• **DATA SEGMENT**
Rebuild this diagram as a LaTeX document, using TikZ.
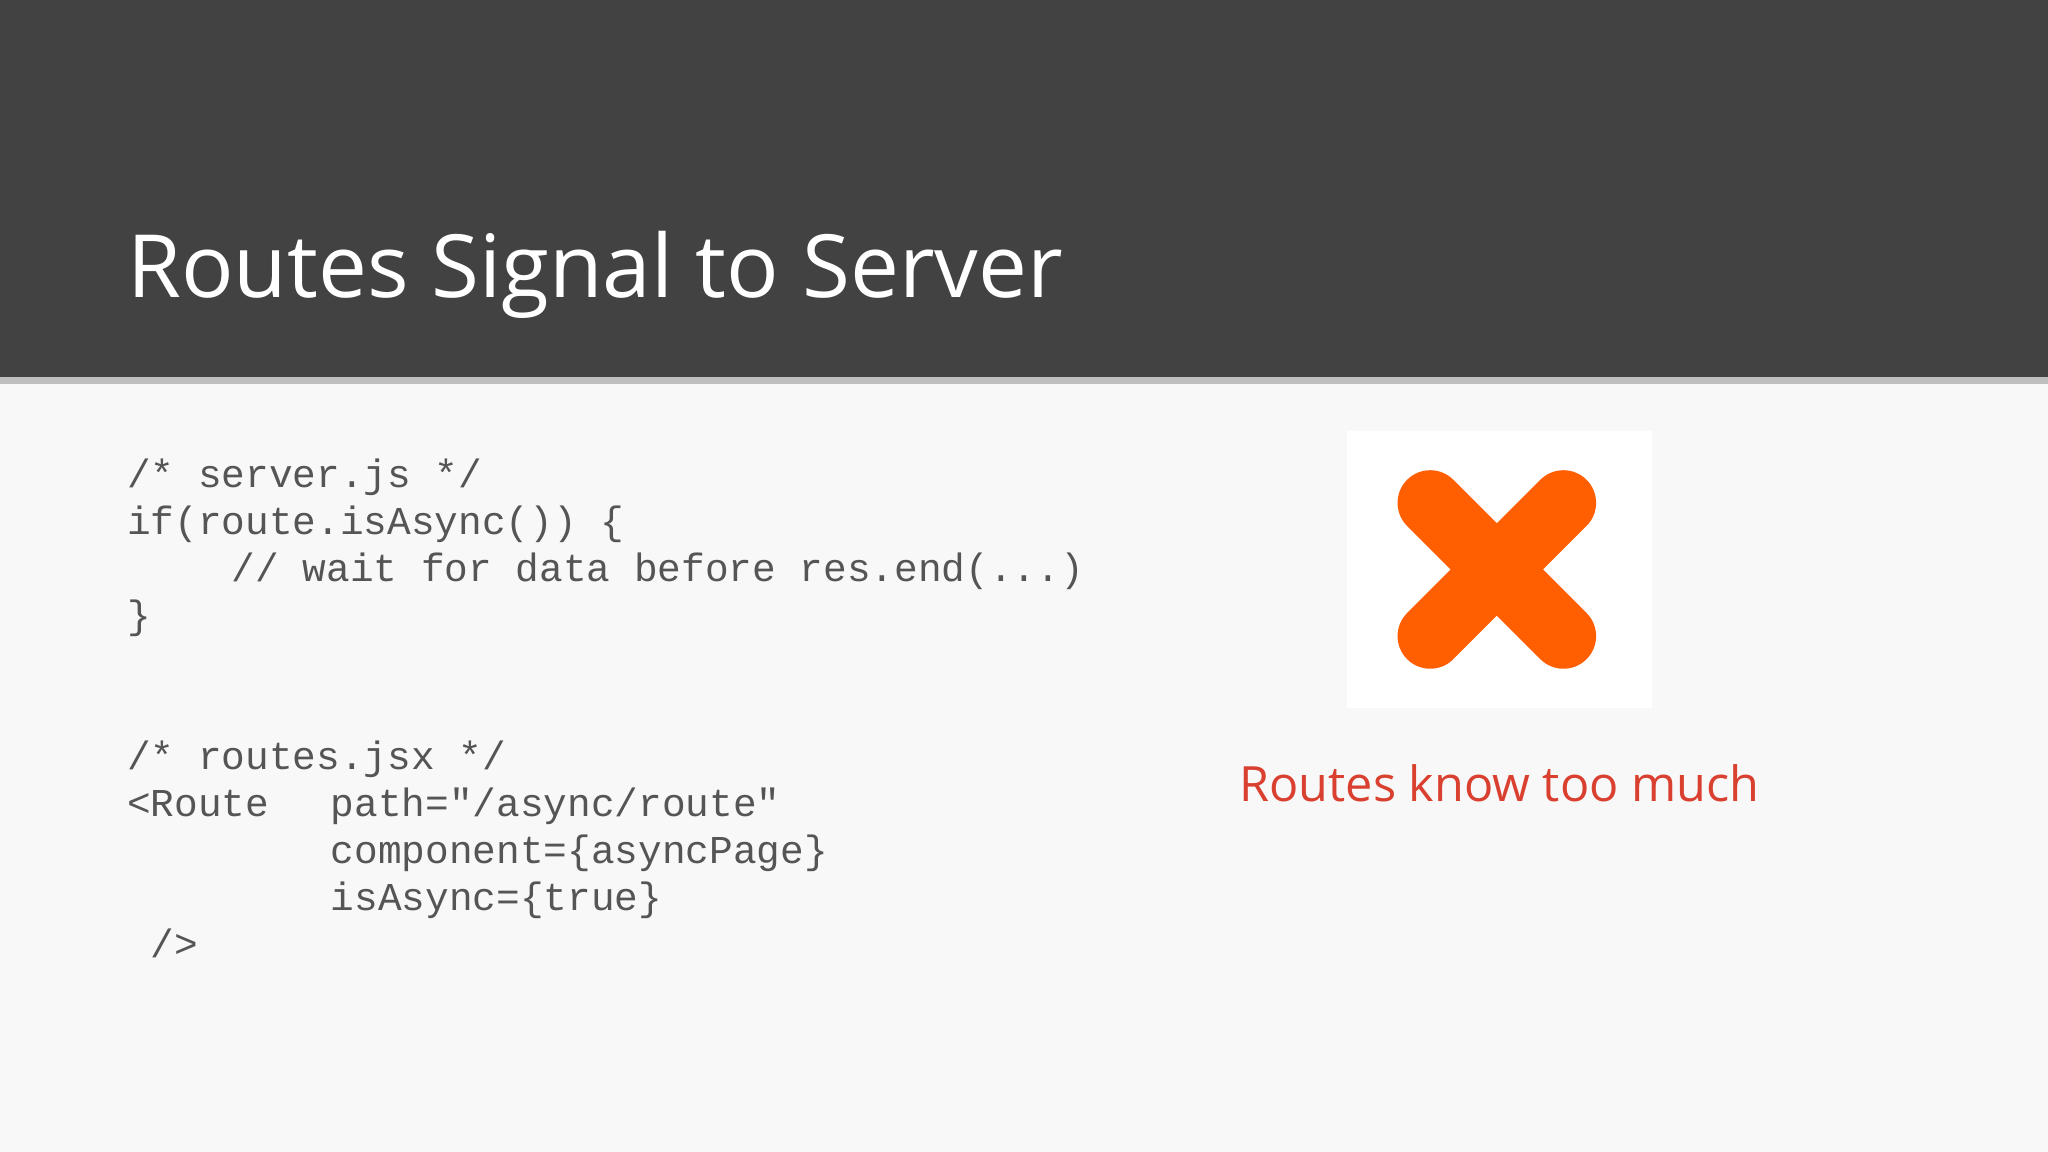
\documentclass[tikz,border=0pt]{standalone}
\usepackage{fontspec}
\setmainfont{Open Sans}
\setmonofont{Liberation Mono}
\definecolor{hdr}{HTML}{424242}
\definecolor{bg}{HTML}{F8F8F8}
\definecolor{code}{HTML}{555555}
\definecolor{xo}{HTML}{FF5F00}
\definecolor{rd}{HTML}{D9402F}
\tikzset{codeline/.style={anchor=base west,inner sep=0pt,text=code,font=\ttfamily\fontsize{15.1}{18}\selectfont}}
\begin{document}
\begin{tikzpicture}[x=0.5pt,y=-0.5pt]
\useasboundingbox (0,0) rectangle (1568,882);
\fill[bg] (0,0) rectangle (1568,882);
\fill[black!25] (0,288) rectangle (1568,294);
\fill[hdr] (0,0) rectangle (1568,289);
\node[anchor=base west,inner sep=0pt,text=white,font=\fontsize{33.4}{40}\selectfont] (title) at (97,228) {Routes Signal to Server};
\node[codeline] (c1) at (97,373) {/* server.js */};
\node[codeline] (c2) at (97,409) {if(route.isAsync()) \{};
\node[codeline] (c3) at (177,445) {// wait for data before res.end(...)};
\node[codeline] (c4) at (97,481) {\}};
\node[codeline] (c5) at (97,589) {/* routes.jsx */};
\node[codeline] (c6) at (97,625) {<Route};
\node[codeline] (c6b) at (253,625) {path="/async/route"};
\node[codeline] (c7) at (253,661) {component=\{asyncPage\}};
\node[codeline] (c8) at (253,697) {isAsync=\{true\}};
\node[codeline] (c9) at (115,733) {/>};
\fill[white] (1031,330) rectangle (1265,542);
\draw[xo,line width=25pt,line cap=round] (1095,385) -- (1197,487) (1197,385) -- (1095,487);
\node[anchor=base,inner sep=0pt,text=rd,font=\fontsize{18.6}{24}\selectfont] (lbl) at (1148,614) {Routes know too much};
\end{tikzpicture}
\end{document}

• **JOB**
Copy the material above in full and exactly, skipping pictures.

• **SOLUTION TO THIS PROBLEM**
Rebuild this diagram as a LaTeX document, using TikZ.
\documentclass[tikz,border=0pt]{standalone}
\usepackage{fontspec}
\setmainfont{Open Sans}
\setmonofont{Liberation Mono}
\definecolor{hdr}{HTML}{424242}
\definecolor{bg}{HTML}{F8F8F8}
\definecolor{code}{HTML}{555555}
\definecolor{xo}{HTML}{FF5F00}
\definecolor{rd}{HTML}{D9402F}
\tikzset{codeline/.style={anchor=base west,inner sep=0pt,text=code,font=\ttfamily\fontsize{15.1}{18}\selectfont}}
\begin{document}
\begin{tikzpicture}[x=0.5pt,y=-0.5pt]
\useasboundingbox (0,0) rectangle (1568,882);
\fill[bg] (0,0) rectangle (1568,882);
\fill[black!25] (0,288) rectangle (1568,294);
\fill[hdr] (0,0) rectangle (1568,289);
\node[anchor=base west,inner sep=0pt,text=white,font=\fontsize{33.4}{40}\selectfont] (title) at (97,228) {Routes Signal to Server};
\node[codeline] (c1) at (97,373) {/* server.js */};
\node[codeline] (c2) at (97,409) {if(route.isAsync()) \{};
\node[codeline] (c3) at (177,445) {// wait for data before res.end(...)};
\node[codeline] (c4) at (97,481) {\}};
\node[codeline] (c5) at (97,589) {/* routes.jsx */};
\node[codeline] (c6) at (97,625) {<Route};
\node[codeline] (c6b) at (253,625) {path="/async/route"};
\node[codeline] (c7) at (253,661) {component=\{asyncPage\}};
\node[codeline] (c8) at (253,697) {isAsync=\{true\}};
\node[codeline] (c9) at (115,733) {/>};
\fill[white] (1031,330) rectangle (1265,542);
\draw[xo,line width=25pt,line cap=round] (1095,385) -- (1197,487) (1197,385) -- (1095,487);
\node[anchor=base,inner sep=0pt,text=rd,font=\fontsize{18.6}{24}\selectfont] (lbl) at (1148,614) {Routes know too much};
\end{tikzpicture}
\end{document}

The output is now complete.